Divorcing is as “baffling and blundering and ambiguous” as a book can be. As I’ve said, the narrative voice shifts continuously; we don’t know, often, if the narrator and the character, Sophie Blind, are one or distinct but we also don’t know if they are awake, sleeping, or dead. The book moves from what seems to be the near present—although always a dreamlike one, always potentially a view from beyond death—to the future and the past. There is the distant past of Sophie Blind’s childhood in Hungary; the ship that takes her from Europe to New York; childhood and adolescence in the United States; school; trips back to Europe after the war; courtship, marriage and parenthood; affairs; the seemingly endless attempts to get her husband, Ezra Blind, to agree to a divorce; visits with her psychanalyst father in Garfield, New York; others with her mother, transplanted from Budapest to suburban New Jersey; life after the divorce, back and forth between the United States and Europe, sometimes with, sometimes without her three children. But none of this is given to us in chronological or any other discernable order. The logic is that of a dream: who or where you are constantly shifts; you see yourself from the outside even as you experience yourself from the inside; everything occurs in the present even when it is also known to be past; movement is abrupt and associative rather than smoothly chronological. There is no dead time, yet the dead are everywhere.
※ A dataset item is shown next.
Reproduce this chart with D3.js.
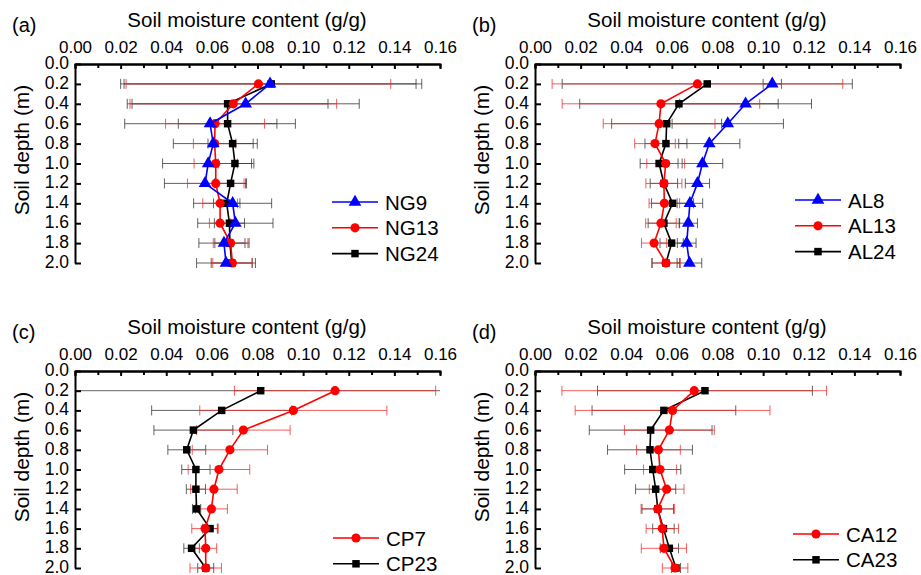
<!DOCTYPE html>
<meta charset="utf-8">
<style>
    body {
        margin: 0;
        background: #fff;
        font-family: "Liberation Sans", Arial, Helvetica, sans-serif;
    }

    svg {
        display: block;
    }

    .axis path,
    .axis line {
        stroke: #000;
        stroke-width: 2px;
    }

    .axis text {
        fill: #000;
        font-family: "Liberation Sans", Arial, sans-serif;
    }

    .err {
        stroke-width: 1px;
        fill: none;
    }

    .series-line {
        fill: none;
        stroke-width: 1.6px;
    }

    .title, .label, .legend text {
        font-family: "Liberation Sans", Arial, sans-serif;
        fill: #000;
    }
</style>

<body>
    <script src="https://d3js.org/d3.v7.min.js"></script>
    <script>

        // depth of each sample (m)
        var depths = [0.2, 0.4, 0.6, 0.8, 1.0, 1.2, 1.4, 1.6, 1.8, 2.0];
        var xTicks = [0, 0.02, 0.04, 0.06, 0.08, 0.10, 0.12, 0.14, 0.16];
        var yTicks = [0, 0.2, 0.4, 0.6, 0.8, 1.0, 1.2, 1.4, 1.6, 1.8, 2.0];

        // (a) NG
        var ng9 = [0.0855, 0.0748, 0.0592, 0.0606, 0.0584, 0.0570, 0.0691, 0.0703, 0.0653, 0.0662];
        var ng9Err = [0.064, 0.0498, 0.0374, 0.0175, 0.020, 0.0178, 0.0171, 0.0165, 0.011, 0.0129];
        var ng13 = [0.0804, 0.0694, 0.0614, 0.0612, 0.0617, 0.0617, 0.0636, 0.0636, 0.0682, 0.069];
        var ng13Err = [0.058, 0.0453, 0.0217, 0.0093, 0.0095, 0.0124, 0.0076, 0.0047, 0.0076, 0.0086];
        var ng24 = [0.086, 0.0669, 0.0669, 0.0691, 0.0701, 0.0682, 0.0665, 0.0677, 0.0679, 0.0687];
        var ng24Err = [0.066, 0.044, 0.0216, 0.0108, 0.0073, 0.007, 0.0058, 0.0066, 0.0066, 0.009];

        // (b) AL
        var al8 = [0.104, 0.0923, 0.0845, 0.0764, 0.0734, 0.0712, 0.0679, 0.0672, 0.0665, 0.0677];
        var al8Err = [0.004, 0.0289, 0.0244, 0.0134, 0.0089, 0.0053, 0.0056, 0.004, 0.0041, 0.0054];
        var al13 = [0.0712, 0.0552, 0.0544, 0.0526, 0.0573, 0.0565, 0.0567, 0.0552, 0.0522, 0.0574];
        var al13Err = [0.0637, 0.0433, 0.0245, 0.0089, 0.0083, 0.0079, 0.0067, 0.0067, 0.0055, 0.0063];
        var al24 = [0.0755, 0.0631, 0.0577, 0.0574, 0.0544, 0.0565, 0.0603, 0.0565, 0.0599, 0.0574];
        var al24Err = [0.0636, 0.0435, 0.0241, 0.0092, 0.0083, 0.006, 0.0092, 0.0069, 0.0051, 0.006];

        // (c) CP
        var cp7 = [0.114, 0.0957, 0.0738, 0.0679, 0.0631, 0.0609, 0.0598, 0.057, 0.0573, 0.0573];
        var cp7Err = [0.0441, 0.041, 0.0205, 0.0165, 0.0135, 0.0102, 0.007, 0.0058, 0.0048, 0.0069];
        var cp23 = [0.0814, 0.0643, 0.0519, 0.049, 0.053, 0.053, 0.0533, 0.0592, 0.0511, 0.0573];
        var cp23Err = [0.085, 0.0307, 0.0173, 0.0083, 0.0062, 0.0042, 0.0018, 0.0032, 0.0034, 0.0035];

        // (d) CA
        var ca12 = [0.0698, 0.0603, 0.0589, 0.0541, 0.0548, 0.0577, 0.0538, 0.0558, 0.0565, 0.0614];
        var ca12Err = [0.058, 0.0427, 0.0197, 0.0096, 0.0072, 0.0076, 0.0073, 0.0071, 0.0099, 0.0056];
        var ca23 = [0.0745, 0.0565, 0.0507, 0.0504, 0.0516, 0.0529, 0.0538, 0.0563, 0.0589, 0.0618];
        var ca23Err = [0.0471, 0.0315, 0.0269, 0.0186, 0.0123, 0.0088, 0.0069, 0.0047, 0.004, 0.002];

        var width = 921,
            height = 575,
            plotW = 365;

        var styles = {
            blue: { color: "#0000ff", err: "rgba(60,60,60,0.8)", shape: d3.symbolTriangle, size: 70 },
            red: { color: "#ff0000", err: "rgba(240,40,40,0.75)", shape: d3.symbolCircle, size: 66 },
            black: { color: "#000000", err: "rgba(60,60,60,0.8)", shape: d3.symbolSquare, size: 56 }
        };

        // series listed in drawing order (bottom first); legend order is separate
        var panels = [
            { tag: "(a)", left: 75, top: 64, plotH: 199, legendX: 332, legendY: 202,
              series: [
                  { name: "NG24", vals: ng24, err: ng24Err, style: "black" },
                  { name: "NG13", vals: ng13, err: ng13Err, style: "red" },
                  { name: "NG9", vals: ng9, err: ng9Err, style: "blue" }
              ],
              legend: ["NG9", "NG13", "NG24"] },
            { tag: "(b)", left: 535, top: 64, plotH: 199, legendX: 795, legendY: 200,
              series: [
                  { name: "AL24", vals: al24, err: al24Err, style: "black" },
                  { name: "AL13", vals: al13, err: al13Err, style: "red" },
                  { name: "AL8", vals: al8, err: al8Err, style: "blue" }
              ],
              legend: ["AL8", "AL13", "AL24"] },
            { tag: "(c)", left: 75, top: 371, plotH: 197, legendX: 333, legendY: 538,
              series: [
                  { name: "CP23", vals: cp23, err: cp23Err, style: "black" },
                  { name: "CP7", vals: cp7, err: cp7Err, style: "red" }
              ],
              legend: ["CP7", "CP23"] },
            { tag: "(d)", left: 535, top: 371, plotH: 197, legendX: 793, legendY: 534,
              series: [
                  { name: "CA23", vals: ca23, err: ca23Err, style: "black" },
                  { name: "CA12", vals: ca12, err: ca12Err, style: "red" }
              ],
              legend: ["CA12", "CA23"] }
        ];

        var svg = d3.select("body")
            .append("svg")
            .attr("width", width)
            .attr("height", height);

        panels.forEach(function (p, i) {
            var x = d3.scaleLinear().domain([0, 0.16]).range([p.left, p.left + plotW]);
            var y = d3.scaleLinear().domain([0, 2]).range([p.top, p.top + p.plotH]);
            var g = svg.append("g").attr("class", "panel");

            /* ------- CLIP (error bars run past the axis) -------*/
            var clipId = "clip" + i;
            svg.append("clipPath").attr("id", clipId)
                .append("rect")
                .attr("x", p.left).attr("y", 0)
                .attr("width", plotW).attr("height", height);

            var data = g.append("g").attr("clip-path", "url(#" + clipId + ")");

            /* ------- ERROR BARS -------*/
            // grey ones first, red ones over them
            var errOrder = p.series.filter(function (s) { return s.style != "red"; })
                .concat(p.series.filter(function (s) { return s.style == "red"; }));

            errOrder.forEach(function (s) {
                var st = styles[s.style];
                var eg = data.append("g").attr("class", "err").attr("stroke", st.err);
                depths.forEach(function (dep, k) {
                    var lo = x(s.vals[k] - s.err[k]),
                        hi = x(s.vals[k] + s.err[k]),
                        yy = y(dep);
                    eg.append("line").attr("x1", lo).attr("x2", hi).attr("y1", yy).attr("y2", yy);
                    eg.append("line").attr("x1", lo).attr("x2", lo).attr("y1", yy - 5).attr("y2", yy + 5);
                    eg.append("line").attr("x1", hi).attr("x2", hi).attr("y1", yy - 5).attr("y2", yy + 5);
                });
            });

            /* ------- LINES AND MARKERS -------*/
            var line = d3.line()
                .x(function (d) { return x(d.v); })
                .y(function (d) { return y(d.dep); });

            p.series.forEach(function (s) {
                var st = styles[s.style];
                var pts = depths.map(function (dep, k) { return { dep: dep, v: s.vals[k] }; });
                g.append("path")
                    .datum(pts)
                    .attr("class", "series-line")
                    .attr("stroke", st.color)
                    .attr("d", line);
                g.selectAll(null)
                    .data(pts)
                    .enter()
                    .append("path")
                    .attr("transform", function (d) { return "translate(" + x(d.v) + "," + y(d.dep) + ")"; })
                    .attr("d", d3.symbol().type(st.shape).size(st.size))
                    .attr("fill", st.color);
            });

            /* ------- AXES -------*/
            var minor = d3.range(0.01, 0.16, 0.02);
            g.append("g")
                .attr("class", "axis")
                .attr("transform", "translate(0," + p.top + ")")
                .call(d3.axisTop(x).tickValues(minor).tickSize(-4).tickFormat(""));

            g.append("g")
                .attr("class", "axis")
                .attr("transform", "translate(0," + p.top + ")")
                .call(d3.axisTop(x).tickValues(xTicks).tickSizeInner(-5).tickSizeOuter(0)
                    .tickPadding(11).tickFormat(d3.format(".2f")))
                .selectAll("text")
                .style("font-size", "17px");

            g.append("g")
                .attr("class", "axis")
                .attr("transform", "translate(" + p.left + ",0)")
                .call(d3.axisLeft(y).tickValues(yTicks).tickSizeInner(-6).tickSizeOuter(0)
                    .tickPadding(6).tickFormat(d3.format(".1f")))
                .selectAll("text")
                .attr("dy", "0.26em")
                .style("font-size", "17.5px");

            /* ------- TITLES -------*/
            g.append("text")
                .attr("class", "title")
                .attr("x", p.left + 172)
                .attr("y", p.top - 37)
                .attr("text-anchor", "middle")
                .style("font-size", "20.5px")
                .text("Soil moisture content (g/g)");

            g.append("text")
                .attr("class", "label")
                .attr("x", p.left - 63)
                .attr("y", p.top - 32)
                .style("font-size", "20px")
                .text(p.tag);

            g.append("text")
                .attr("class", "title")
                .attr("transform", "translate(" + (p.left - 46) + "," + (p.top + 86) + ") rotate(-90)")
                .attr("text-anchor", "middle")
                .style("font-size", "21px")
                .text("Soil depth (m)");

            /* ------- LEGEND -------*/
            var lg = g.append("g").attr("class", "legend");
            p.legend.forEach(function (name, k) {
                var s = p.series.filter(function (d) { return d.name == name; })[0];
                var st = styles[s.style];
                var ly = p.legendY + k * 25.8;
                lg.append("line")
                    .attr("x1", p.legendX).attr("x2", p.legendX + 46)
                    .attr("y1", ly).attr("y2", ly)
                    .attr("stroke", st.color)
                    .attr("stroke-width", 1.6);
                lg.append("path")
                    .attr("transform", "translate(" + (p.legendX + 23) + "," + ly + ")")
                    .attr("d", d3.symbol().type(st.shape).size(st.size))
                    .attr("fill", st.color);
                lg.append("text")
                    .attr("x", p.legendX + 53)
                    .attr("y", ly + 7.5)
                    .style("font-size", "20.5px")
                    .text(name);
            });
        });

    </script>
</body>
(I often dream my dead parents and brothers and sister–my surviving brother and sister are sometimes there too. There is no way to tell this that isn’t baffling and blundering and ambiguous. My father died nine years before my mother did, but in my dreams, he is there, with me, trying to take care of her as she is dying. The first feeling—overwhelming relief. He’s there. He will help. Then anger—where has he been? Has he been alive this whole time? Was he sick, almost dead, in a coma, and only now well? Was he hiding? Just from me or from all of us? But in the dream I insist to myself, I remember the funeral. I remember the casket, even though I didn’t see it put in the ground. What is that memory, my dream self asks? Did I dream it? Am I delusional? Insane?
In other dreams, I can see him and sometimes my mother can see him, but no one else can. Is he a ghost? Can he still help us?
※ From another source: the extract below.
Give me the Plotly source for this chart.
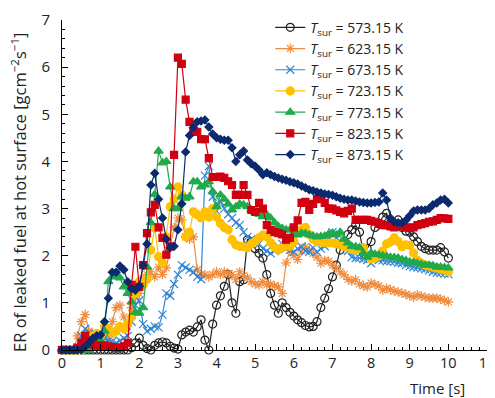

But then, wait, mom is dead too. None of this can be real. I want so much for them to be alive, even as I am angry, but I remember, vividly, their dying. And I remember telling people that they are dead and I am mortified, terrified that I have been lying about their deaths for years and years and years. Because here they are, my mother lying in bed, my father standing by her in a nightshirt, and somehow they have been here the entire time, even if I couldn’t see them, was kept from them, had imagined them away.
The worst moment though, the most very painful, is when I realize that I am dreaming. Everything makes senses then—and it is devastating.)
Sophie Blind’s parents are alive, miraculously, in the wake of World War II. Her father brought her to the United States to escape the Nazi’s extermination of the Jews of Europe. Her mother stayed in Hungary, experienced its destruction, piles of the dead lining the streets, yet she lives. The person who does not survive Sophie Blind’s childhood, her immigration, her life after the war, is Sophie. The child Sophie never leaves Hungary. Yet at the same time, dreams, memory, the book keep her alive.
The penultimate section of the novel closes with another wildly, necessarily enigmatic paragraph.
It was a strange venture for Sophie Blind to write about what it was like to be a child in Budapest. The person who would be writing it wasn’t there, not as she was now. She was writing in English in a New York City apartment. The child was in another country, in another language. She who was writing had not been there, couldn’t be there then. But she could go back. Sophie Blind now in New York could go back. The child cannot, never having left. There is always that part which remains, continues, captive in its moment, and another that escapes. Someone else has somehow entered into the coming moment, a shadowy figure hurrying along a train platform with a suitcase, clutching her handbag and coach tickets. A woman in a traveling cape or a child holding on to her, they blur in the steam rising from the wheels, hastening along the train platform to their coach, one among the crowd of figures, passing, unregistered, as a gentleman sitting by the window of one of the first-class coaches looks up from the page of a book to rest his eyes for a blank instant and returns to his reading (146-47).
In the section that follows, the last in the novel, Sophie Blind tells her children that she is not afraid of death—of dying yes, but not of being dead. The novel ends as it begins, with death and a transatlantic flight, but also with dreams and books.
Sophie Blind is no longer the child in Budapest speaking Hungarian. Sophie Blind in New York, speaking English to her friends and her children, could go back, but not on a train or a ship or even a plane, only in a book. A book read by a gentleman in a first-class coach; a book I have read a number of times in places I cannot remember because when I read, I am in the book. But I am also in Budapest with the child Sophie, in New York with the writer, philosopher, lover, friend, divorced mother of three, Sophie Blind, in transit with all of these Sophies, moving between present and past, life and dream, lost lives and lost selves, returning to the living dead child who both is and is not Sophie Blind, refusing the end that same Sophie Blind claims only comes to us in books.
(Do I fear that if I put my dreams in a book they will end? That I will never see my dead parents again? Who is less dead, who more alive, the dream figure or the character in a book?)
“Proof or no proof I’m afraid I’m really dead.” So says Sophie Blind to Ezra. In the following section, Ezra mutates into Nicholas, their friend, her former lover. He finds her dead after the car accident which kills her early in the book: “. . . I find your name under Accidents de route. Why didn’t you drown yourself at least? Wasn’t your life wretched enough?” She tells him he doesn’t know anything about a woman’s life, to which he responds, “Will you never accept that you are a fiction?” (146–147).
(Is it worse to be dead or a fiction? What does it mean to be a fiction within fiction? Is the close of the book the end? Is death? For whom? Can memory, dreams, fiction, keep anyone or anything alive? Do they also kill? Do they kill and let live in the same ways, or are there differences that are vital?
I don’t know the answers, but in novels, as in dreams, someone or something speaks to me, across time and place, across worlds. It might not matter to them—if there is a them—but it matters to me. It’s what I live for.)